Located in Howell Hall, the library began as a "reading room." It was designed as a place for students and faculty to read local and state newspapers and selected scholarly journals. Dorothy "Dot" Choate was the School's first reading room staffer. She started in the mid 1970s part-time; subsequently she became a full-time reading room manager with students as part-time assistants. Dot retired in December 1989. During her tenure she saw the development of the Walter Spearman Collection named for a respected and beloved journalism professor. The School's Journalism Foundation underwrites the library's entire budget.
Holt McPherson, long-time editor of the High Point Enterprise and 1954-55 president of the North Carolina Press Association, became an invaluable aly of the School's Journalism Foundation and the reading room.
Barbara Semonche became the JoMC's first professionally-trained library director in January 1990. A former newspaper librarian with The Durham Morning Herald and The Durham Sun from 1976 to 1990, Semonche set about to implement a research and teaching component into the library's services.

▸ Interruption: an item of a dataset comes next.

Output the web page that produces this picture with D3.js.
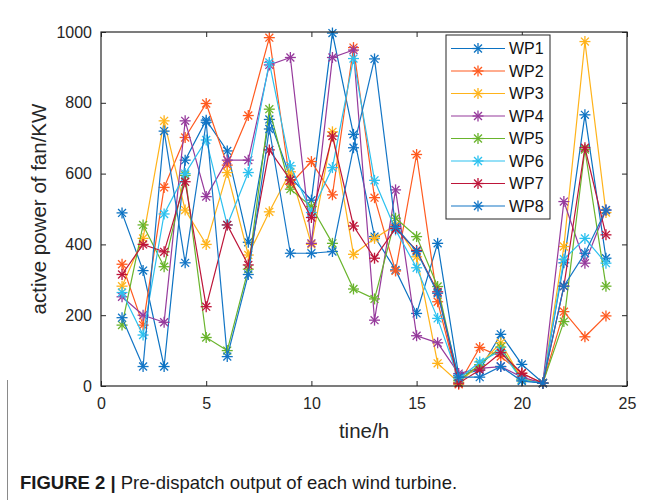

Now identified as the School of Journalism and Mass Communiction, the new library concept expanded by introducing computer-assisted research into the curriculum. Focusing upon the School's mission of teaching, research and service the McPherson Journalism Library expanded its collections and services to serve that mission. The library director now teaches and supports the research studies of students, both graduate and undergraduate, and faculty. A news library internship was launched in conjunction with the UNC-CH School of Information and Library Science. Internet instruction is offered and web pages and electronic bulletin boards are added to online databases to expand the range of reference and research capabilities.